After I graduated I wasn’t too sure about what I wanted to do next. I worked for a while as a part time slimming consultant, which definitely gave me greater confidence as I had to stand in front of people and present information and help them. I think that helped me decide to become a teacher, because I really enjoyed using those skills.

I went back to university, but this time to do a PGCE course. I’m fortunate to be able to do my training course at Bangor University because I had already fallen in love with the area as a student the first time round, so I knew it’s where I’d want to start my teaching career.

I feel strongly that children and young people should have the best experience possible in school, to help them in later life, and I want to transfer my passion for my subject to them - especially other female students.

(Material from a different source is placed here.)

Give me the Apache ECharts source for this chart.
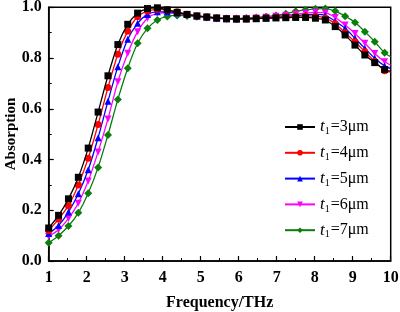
<!DOCTYPE html>
<html>
<head>
<meta charset="utf-8">
<script src="https://cdn.jsdelivr.net/npm/echarts@6/dist/echarts.min.js"></script>
<style>html,body{margin:0;padding:0;background:#fff}#c{width:400px;height:312px}</style>
</head>
<body>
<div id="c"></div>
<script>
const freq = [1.00,1.26,1.52,1.78,2.04,2.30,2.56,2.82,3.08,3.34,3.60,3.86,4.12,4.38,4.64,4.90,5.16,5.42,5.68,5.94,6.20,6.46,6.72,6.98,7.24,7.50,7.76,8.02,8.28,8.54,8.80,9.06,9.32,9.58,9.84,10.00];
const t3 = [0.130,0.180,0.245,0.330,0.445,0.587,0.730,0.853,0.933,0.977,0.995,0.998,0.990,0.980,0.972,0.966,0.962,0.958,0.955,0.954,0.954,0.955,0.957,0.958,0.959,0.960,0.960,0.957,0.950,0.924,0.891,0.851,0.812,0.782,0.755,0.748];
const t4 = [0.120,0.165,0.218,0.300,0.405,0.538,0.684,0.815,0.906,0.963,0.985,0.992,0.990,0.982,0.973,0.966,0.962,0.958,0.955,0.954,0.954,0.956,0.958,0.961,0.963,0.965,0.966,0.965,0.957,0.935,0.900,0.864,0.825,0.786,0.750,0.745];
const t5 = [0.108,0.140,0.193,0.265,0.360,0.486,0.630,0.766,0.874,0.937,0.972,0.982,0.982,0.978,0.972,0.966,0.961,0.957,0.955,0.954,0.955,0.956,0.958,0.961,0.964,0.967,0.970,0.972,0.968,0.945,0.917,0.878,0.838,0.799,0.769,0.758];
const t6 = [0.097,0.123,0.168,0.228,0.315,0.430,0.560,0.707,0.819,0.904,0.957,0.976,0.978,0.975,0.970,0.965,0.960,0.957,0.955,0.955,0.956,0.958,0.961,0.965,0.969,0.973,0.977,0.980,0.978,0.960,0.930,0.897,0.858,0.818,0.785,0.772];
const t7 = [0.072,0.100,0.138,0.190,0.267,0.369,0.497,0.637,0.760,0.858,0.917,0.950,0.964,0.968,0.966,0.963,0.960,0.957,0.956,0.956,0.958,0.960,0.963,0.968,0.975,0.984,0.990,0.994,0.995,0.985,0.965,0.940,0.904,0.864,0.821,0.805];
const seriesNames = ['t1=3μm','t1=4μm','t1=5μm','t1=6μm','t1=7μm'];
const seriesValues = [t3, t4, t5, t6, t7];
const colors = ['#000000','#ff0000','#0000ff','#ff00ff','#0a7d0a'];
const symbols = ['rect','circle','triangle','triangle','diamond'];
const rotates = [0,0,0,180,0];
const xTicks = [1,2,3,4,5,6,7,8,9,10];
const yTicks = [0.0,0.2,0.4,0.6,0.8,1.0];
const yTitle = 'Absorption';

const FONT = 'Liberation Serif';
const chart = echarts.init(document.getElementById('c'), null, {renderer:'canvas'});
const lastIdx = freq.length - 1;
const series = seriesNames.map((name, k) => ({
  name: name,
  type: 'line',
  data: freq.map((f, i) => [f, seriesValues[k][i]]),
  smooth: 0.25,
  symbol: symbols[k],
  symbolRotate: rotates[k],
  symbolSize: (v, p) => p.dataIndex === lastIdx ? 0 : (symbols[k] === 'diamond' ? 8 : 7),
  showAllSymbol: true,
  lineStyle: {color: colors[k], width: 1.3},
  itemStyle: {color: colors[k], borderWidth: 0},
  emphasis: {disabled: true},
  animation: false,
  z: 5 - k
}));

chart.setOption({
  animation: false,
  grid: {left: 48.7, right: 9.3, top: 7.3, bottom: 51, containLabel: false, outerBoundsMode: 'none',
    show: true, borderColor: '#000', borderWidth: 1.5, backgroundColor: 'transparent'},
  graphic: [{
    type: 'text', x: 11, y: 134, rotation: Math.PI / 2,
    style: {text: yTitle, fontFamily: FONT, fontWeight: 'bold', fontSize: 15, fill: '#000',
      align: 'center', verticalAlign: 'middle'}
  }],
  legend: {
    orient: 'vertical',
    left: 279,
    top: 112.5,
    itemWidth: 30,
    itemHeight: 7,
    itemGap: 6.8,
    data: seriesNames,
    formatter: function (name) {
      const rest = name.slice(2);
      return '{i|t}{s|1}{n|' + rest + '}';
    },
    textStyle: {
      fontFamily: FONT, color: '#000', fontSize: 16,
      rich: {
        i: {fontFamily: FONT, fontStyle: 'italic', fontSize: 17, color: '#000', lineHeight: 18},
        s: {fontFamily: FONT, fontSize: 10, color: '#000', padding: [9, 1, 0, 0], lineHeight: 18},
        n: {fontFamily: FONT, fontSize: 16, color: '#000', lineHeight: 18}
      }
    }
  },
  xAxis: {
    type: 'value', min: 1, max: 10, interval: 1,
    name: 'Frequency/THz', nameLocation: 'middle', nameGap: 34,
    nameTextStyle: {fontFamily: FONT, fontWeight: 'bold', fontSize: 16, color: '#000'},
    axisLine: {show: true, lineStyle: {color: '#000', width: 1.5}},
    axisTick: {show: true, inside: true, length: 5, lineStyle: {color: '#000', width: 1.2}},
    minorTick: {show: true, splitNumber: 2, length: 3, lineStyle: {color: '#000', width: 1}},
    axisLabel: {fontFamily: FONT, fontWeight: 'bold', fontSize: 16, color: '#000', margin: 9,
      formatter: v => xTicks.includes(v) ? String(v) : ''},
    splitLine: {show: false}
  },
  yAxis: {
    type: 'value', min: 0, max: 1, interval: 0.2,
    axisLine: {show: true, lineStyle: {color: '#000', width: 1.5}},
    axisTick: {show: true, inside: true, length: 5, lineStyle: {color: '#000', width: 1.2}},
    minorTick: {show: true, splitNumber: 2, length: 3, lineStyle: {color: '#000', width: 1}},
    axisLabel: {fontFamily: FONT, fontWeight: 'bold', fontSize: 16, color: '#000', margin: 7,
      formatter: v => yTicks.some(t => Math.abs(t - v) < 1e-9) ? v.toFixed(1) : ''},
    splitLine: {show: false}
  },
  series: series
});
</script>
</body>
</html>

Research shows there is a link between children studying scientific subjects if the mother in the household is scientifically minded, and I have an aspiration to get families involved in science so it becomes more of a natural development for the young people and not such a ‘scary’ subject.”

Speaking with Bangor University staff and students during her visit, Education Secretary, Kirsty Williams said:

“I’m really glad to come to Bangor and meet some of the next generation of teachers doing their Initial Teacher Education at the University – their unbridled enthusiasm is a pleasure to see!  As Minister for Education, it’s also really valuable to me to listen to trainee teachers and find out first-hand what drew them to the profession.

“It’s an exciting time to be a teacher in Wales. I’d encourage anyone considering a career in teaching to have a look at the opportunities available, to see if you’ve got what it takes to succeed in this hugely rewarding career.”

With financial incentives available from the Welsh Government and places available at teacher education providers across Wales, there is still time to consider teacher training in North Wales this year, provided by the innovative CaBan partnership.